Data supplied:

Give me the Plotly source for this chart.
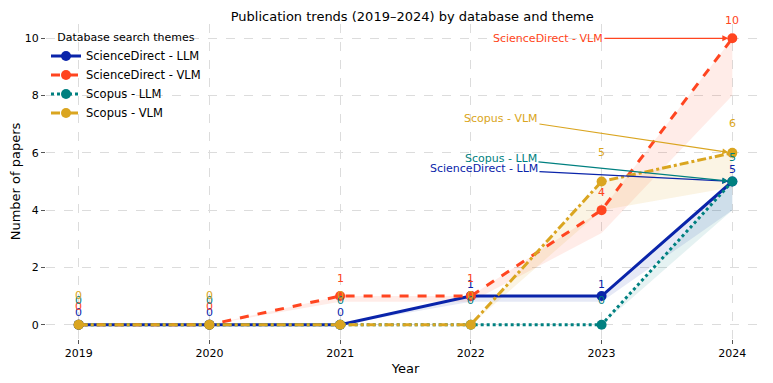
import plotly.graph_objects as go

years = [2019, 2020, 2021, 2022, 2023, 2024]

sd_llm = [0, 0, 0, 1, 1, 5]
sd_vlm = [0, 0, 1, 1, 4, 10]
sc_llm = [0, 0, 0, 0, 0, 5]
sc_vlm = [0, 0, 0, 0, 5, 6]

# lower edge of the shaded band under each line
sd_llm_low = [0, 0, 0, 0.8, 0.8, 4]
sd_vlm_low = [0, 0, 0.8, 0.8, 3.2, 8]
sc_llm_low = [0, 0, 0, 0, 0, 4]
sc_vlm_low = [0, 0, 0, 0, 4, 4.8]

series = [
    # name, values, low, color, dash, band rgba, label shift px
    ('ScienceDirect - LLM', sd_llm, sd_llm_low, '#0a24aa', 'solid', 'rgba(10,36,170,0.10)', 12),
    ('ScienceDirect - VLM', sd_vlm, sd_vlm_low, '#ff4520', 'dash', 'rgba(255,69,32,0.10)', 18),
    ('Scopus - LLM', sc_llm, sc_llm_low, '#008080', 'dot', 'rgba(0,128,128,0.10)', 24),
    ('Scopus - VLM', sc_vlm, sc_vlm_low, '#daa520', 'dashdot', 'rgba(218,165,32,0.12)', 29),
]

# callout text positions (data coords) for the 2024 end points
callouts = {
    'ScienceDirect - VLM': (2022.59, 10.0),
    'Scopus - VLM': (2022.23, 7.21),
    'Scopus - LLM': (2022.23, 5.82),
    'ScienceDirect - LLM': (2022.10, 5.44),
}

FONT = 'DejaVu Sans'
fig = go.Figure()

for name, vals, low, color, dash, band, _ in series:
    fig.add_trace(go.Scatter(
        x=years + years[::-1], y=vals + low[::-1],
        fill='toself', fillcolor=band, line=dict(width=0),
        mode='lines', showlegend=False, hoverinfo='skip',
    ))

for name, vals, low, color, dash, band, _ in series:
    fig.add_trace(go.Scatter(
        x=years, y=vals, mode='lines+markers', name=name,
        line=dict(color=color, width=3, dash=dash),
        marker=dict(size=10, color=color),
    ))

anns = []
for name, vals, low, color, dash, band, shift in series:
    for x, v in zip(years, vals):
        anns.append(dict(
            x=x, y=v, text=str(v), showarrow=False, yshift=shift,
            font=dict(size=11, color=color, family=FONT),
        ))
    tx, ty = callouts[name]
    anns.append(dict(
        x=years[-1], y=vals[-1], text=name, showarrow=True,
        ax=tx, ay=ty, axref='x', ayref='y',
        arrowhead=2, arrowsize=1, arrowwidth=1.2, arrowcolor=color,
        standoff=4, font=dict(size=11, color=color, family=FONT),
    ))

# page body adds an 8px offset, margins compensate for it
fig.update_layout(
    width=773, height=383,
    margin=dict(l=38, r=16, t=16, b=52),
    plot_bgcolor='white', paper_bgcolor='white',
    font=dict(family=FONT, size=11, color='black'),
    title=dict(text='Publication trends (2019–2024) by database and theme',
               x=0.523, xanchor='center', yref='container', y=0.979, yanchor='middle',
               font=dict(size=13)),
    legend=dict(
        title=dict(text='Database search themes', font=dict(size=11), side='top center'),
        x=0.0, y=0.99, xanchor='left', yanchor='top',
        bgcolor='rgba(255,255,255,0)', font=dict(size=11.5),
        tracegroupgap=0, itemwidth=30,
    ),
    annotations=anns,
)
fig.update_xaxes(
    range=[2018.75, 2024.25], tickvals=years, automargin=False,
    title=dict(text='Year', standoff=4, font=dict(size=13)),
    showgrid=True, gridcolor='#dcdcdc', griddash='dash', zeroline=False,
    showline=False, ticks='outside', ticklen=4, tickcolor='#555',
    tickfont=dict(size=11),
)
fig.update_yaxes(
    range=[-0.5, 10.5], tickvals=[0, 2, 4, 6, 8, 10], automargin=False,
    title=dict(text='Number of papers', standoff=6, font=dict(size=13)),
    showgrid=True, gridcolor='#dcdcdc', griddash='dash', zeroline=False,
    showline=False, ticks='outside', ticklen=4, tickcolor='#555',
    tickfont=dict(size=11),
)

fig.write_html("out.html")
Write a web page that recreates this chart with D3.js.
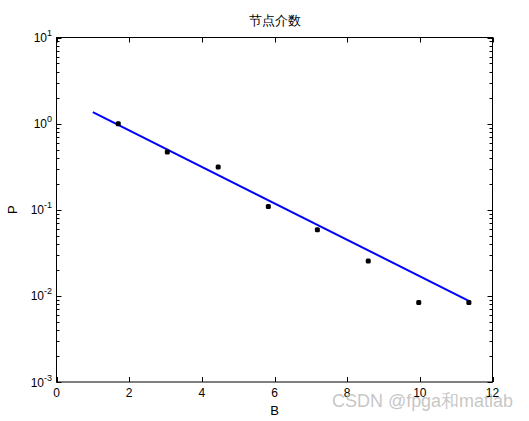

Given task: Without the pictures, print the records in full, exactly as they appear.

Answer to the exercise:
Give me the Plotly source for this chart.
import plotly.graph_objects as go

years = [2019, 2020, 2021, 2022, 2023, 2024]

sd_llm = [0, 0, 0, 1, 1, 5]
sd_vlm = [0, 0, 1, 1, 4, 10]
sc_llm = [0, 0, 0, 0, 0, 5]
sc_vlm = [0, 0, 0, 0, 5, 6]

# lower edge of the shaded band under each line
sd_llm_low = [0, 0, 0, 0.8, 0.8, 4]
sd_vlm_low = [0, 0, 0.8, 0.8, 3.2, 8]
sc_llm_low = [0, 0, 0, 0, 0, 4]
sc_vlm_low = [0, 0, 0, 0, 4, 4.8]

series = [
    # name, values, low, color, dash, band rgba, label shift px
    ('ScienceDirect - LLM', sd_llm, sd_llm_low, '#0a24aa', 'solid', 'rgba(10,36,170,0.10)', 12),
    ('ScienceDirect - VLM', sd_vlm, sd_vlm_low, '#ff4520', 'dash', 'rgba(255,69,32,0.10)', 18),
    ('Scopus - LLM', sc_llm, sc_llm_low, '#008080', 'dot', 'rgba(0,128,128,0.10)', 24),
    ('Scopus - VLM', sc_vlm, sc_vlm_low, '#daa520', 'dashdot', 'rgba(218,165,32,0.12)', 29),
]

# callout text positions (data coords) for the 2024 end points
callouts = {
    'ScienceDirect - VLM': (2022.59, 10.0),
    'Scopus - VLM': (2022.23, 7.21),
    'Scopus - LLM': (2022.23, 5.82),
    'ScienceDirect - LLM': (2022.10, 5.44),
}

FONT = 'DejaVu Sans'
fig = go.Figure()

for name, vals, low, color, dash, band, _ in series:
    fig.add_trace(go.Scatter(
        x=years + years[::-1], y=vals + low[::-1],
        fill='toself', fillcolor=band, line=dict(width=0),
        mode='lines', showlegend=False, hoverinfo='skip',
    ))

for name, vals, low, color, dash, band, _ in series:
    fig.add_trace(go.Scatter(
        x=years, y=vals, mode='lines+markers', name=name,
        line=dict(color=color, width=3, dash=dash),
        marker=dict(size=10, color=color),
    ))

anns = []
for name, vals, low, color, dash, band, shift in series:
    for x, v in zip(years, vals):
        anns.append(dict(
            x=x, y=v, text=str(v), showarrow=False, yshift=shift,
            font=dict(size=11, color=color, family=FONT),
        ))
    tx, ty = callouts[name]
    anns.append(dict(
        x=years[-1], y=vals[-1], text=name, showarrow=True,
        ax=tx, ay=ty, axref='x', ayref='y',
        arrowhead=2, arrowsize=1, arrowwidth=1.2, arrowcolor=color,
        standoff=4, font=dict(size=11, color=color, family=FONT),
    ))

# page body adds an 8px offset, margins compensate for it
fig.update_layout(
    width=773, height=383,
    margin=dict(l=38, r=16, t=16, b=52),
    plot_bgcolor='white', paper_bgcolor='white',
    font=dict(family=FONT, size=11, color='black'),
    title=dict(text='Publication trends (2019–2024) by database and theme',
               x=0.523, xanchor='center', yref='container', y=0.979, yanchor='middle',
               font=dict(size=13)),
    legend=dict(
        title=dict(text='Database search themes', font=dict(size=11), side='top center'),
        x=0.0, y=0.99, xanchor='left', yanchor='top',
        bgcolor='rgba(255,255,255,0)', font=dict(size=11.5),
        tracegroupgap=0, itemwidth=30,
    ),
    annotations=anns,
)
fig.update_xaxes(
    range=[2018.75, 2024.25], tickvals=years, automargin=False,
    title=dict(text='Year', standoff=4, font=dict(size=13)),
    showgrid=True, gridcolor='#dcdcdc', griddash='dash', zeroline=False,
    showline=False, ticks='outside', ticklen=4, tickcolor='#555',
    tickfont=dict(size=11),
)
fig.update_yaxes(
    range=[-0.5, 10.5], tickvals=[0, 2, 4, 6, 8, 10], automargin=False,
    title=dict(text='Number of papers', standoff=6, font=dict(size=13)),
    showgrid=True, gridcolor='#dcdcdc', griddash='dash', zeroline=False,
    showline=False, ticks='outside', ticklen=4, tickcolor='#555',
    tickfont=dict(size=11),
)

fig.write_html("out.html")
Write a web page that recreates this chart with D3.js.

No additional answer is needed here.